Begin
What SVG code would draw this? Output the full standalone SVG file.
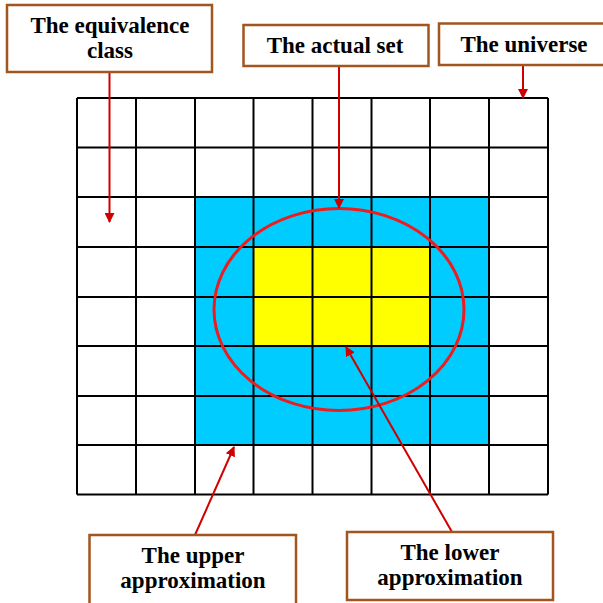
<svg xmlns="http://www.w3.org/2000/svg" width="603" height="603" viewBox="0 0 603 603">
<defs>
<style>
.box{fill:#fff;stroke:#a0561e;stroke-width:2.5}
.t{font-family:'Liberation Serif','Times New Roman',serif;font-weight:bold;font-size:23px;fill:#000;text-anchor:middle}
.g{stroke:#000;stroke-width:2;fill:none}
.c{stroke:#d00000;stroke-width:2;fill:none;marker-end:url(#ah)}
</style>
<marker id="ah" viewBox="0 0 10 10" refX="9" refY="5" markerWidth="5" markerHeight="5" orient="auto" markerUnits="strokeWidth">
<path d="M0,0 L10,5 L0,10 z" fill="#d00000"/>
</marker>
</defs>
<rect width="603" height="603" fill="#fff"/>
<g id="grid">
<rect x="195" y="197" width="294" height="248" fill="#00ccff"/>
<rect x="253.5" y="247" width="176.5" height="99" fill="#ffff00"/>
<path class="g" d="M77,98H548M77,147.5H548M77,197H548M77,247H548M77,297H548M77,346H548M77,396H548M77,445H548M77,494.5H548
M77,98V494.5M136,98V494.5M195,98V494.5M253.5,98V494.5M312.5,98V494.5M371.5,98V494.5M430,98V494.5M489,98V494.5M548,98V494.5"/>
<ellipse cx="339" cy="309.5" rx="125" ry="101" fill="none" stroke="#ee1c1c" stroke-width="3"/>
</g>
<g id="connectors">
<line class="c" x1="109.5" y1="72" x2="109.5" y2="222"/>
<line class="c" x1="339" y1="66" x2="339" y2="208"/>
<line class="c" x1="523" y1="65" x2="523" y2="98"/>
<line class="c" x1="195" y1="535" x2="234" y2="447"/>
<line class="c" x1="452" y1="532" x2="346" y2="347"/>
</g>
<g id="equivalence">
<rect class="box" x="7" y="5" width="205" height="67"/>
<text class="t" x="110" y="33">The equivalence</text>
<text class="t" x="110" y="58">class</text>
</g>
<g id="actual">
<rect class="box" x="243.5" y="25" width="185" height="41"/>
<text class="t" x="335" y="53">The actual set</text>
</g>
<g id="universe">
<rect class="box" x="439" y="23.5" width="170" height="41.5"/>
<text class="t" x="524" y="52">The universe</text>
</g>
<g id="upper">
<rect class="box" x="89.5" y="535" width="206.5" height="70"/>
<text class="t" x="193" y="563">The upper</text>
<text class="t" x="193" y="588">approximation</text>
</g>
<g id="lower">
<rect class="box" x="347" y="532" width="206" height="68"/>
<text class="t" x="450" y="560">The lower</text>
<text class="t" x="450" y="585">approximation</text>
</g>
</svg>
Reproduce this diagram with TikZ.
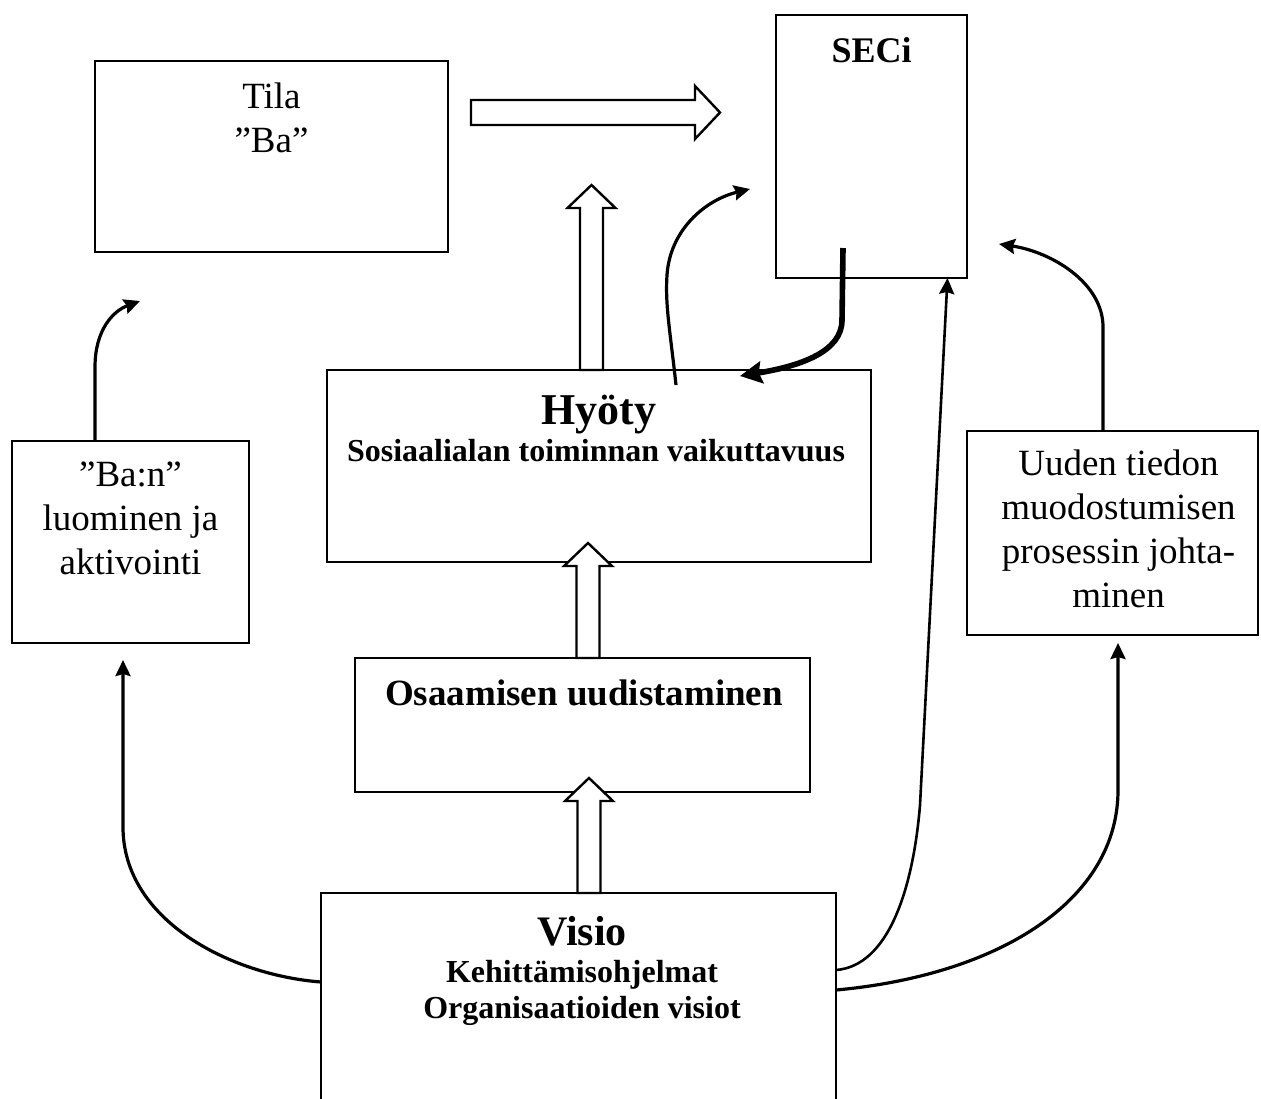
End
• _TASK TO CARRY OUT_
Every entry must be written out exactly, with all pictures left out.

• _CORRECT RESULT_
What SVG code would draw this? Output the full standalone SVG file.
<svg xmlns="http://www.w3.org/2000/svg" width="603" height="603" viewBox="0 0 603 603">
<defs>
<style>
.box{fill:#fff;stroke:#a0561e;stroke-width:2.5}
.t{font-family:'Liberation Serif','Times New Roman',serif;font-weight:bold;font-size:23px;fill:#000;text-anchor:middle}
.g{stroke:#000;stroke-width:2;fill:none}
.c{stroke:#d00000;stroke-width:2;fill:none;marker-end:url(#ah)}
</style>
<marker id="ah" viewBox="0 0 10 10" refX="9" refY="5" markerWidth="5" markerHeight="5" orient="auto" markerUnits="strokeWidth">
<path d="M0,0 L10,5 L0,10 z" fill="#d00000"/>
</marker>
</defs>
<rect width="603" height="603" fill="#fff"/>
<g id="grid">
<rect x="195" y="197" width="294" height="248" fill="#00ccff"/>
<rect x="253.5" y="247" width="176.5" height="99" fill="#ffff00"/>
<path class="g" d="M77,98H548M77,147.5H548M77,197H548M77,247H548M77,297H548M77,346H548M77,396H548M77,445H548M77,494.5H548
M77,98V494.5M136,98V494.5M195,98V494.5M253.5,98V494.5M312.5,98V494.5M371.5,98V494.5M430,98V494.5M489,98V494.5M548,98V494.5"/>
<ellipse cx="339" cy="309.5" rx="125" ry="101" fill="none" stroke="#ee1c1c" stroke-width="3"/>
</g>
<g id="connectors">
<line class="c" x1="109.5" y1="72" x2="109.5" y2="222"/>
<line class="c" x1="339" y1="66" x2="339" y2="208"/>
<line class="c" x1="523" y1="65" x2="523" y2="98"/>
<line class="c" x1="195" y1="535" x2="234" y2="447"/>
<line class="c" x1="452" y1="532" x2="346" y2="347"/>
</g>
<g id="equivalence">
<rect class="box" x="7" y="5" width="205" height="67"/>
<text class="t" x="110" y="33">The equivalence</text>
<text class="t" x="110" y="58">class</text>
</g>
<g id="actual">
<rect class="box" x="243.5" y="25" width="185" height="41"/>
<text class="t" x="335" y="53">The actual set</text>
</g>
<g id="universe">
<rect class="box" x="439" y="23.5" width="170" height="41.5"/>
<text class="t" x="524" y="52">The universe</text>
</g>
<g id="upper">
<rect class="box" x="89.5" y="535" width="206.5" height="70"/>
<text class="t" x="193" y="563">The upper</text>
<text class="t" x="193" y="588">approximation</text>
</g>
<g id="lower">
<rect class="box" x="347" y="532" width="206" height="68"/>
<text class="t" x="450" y="560">The lower</text>
<text class="t" x="450" y="585">approximation</text>
</g>
</svg>
Reproduce this diagram with TikZ.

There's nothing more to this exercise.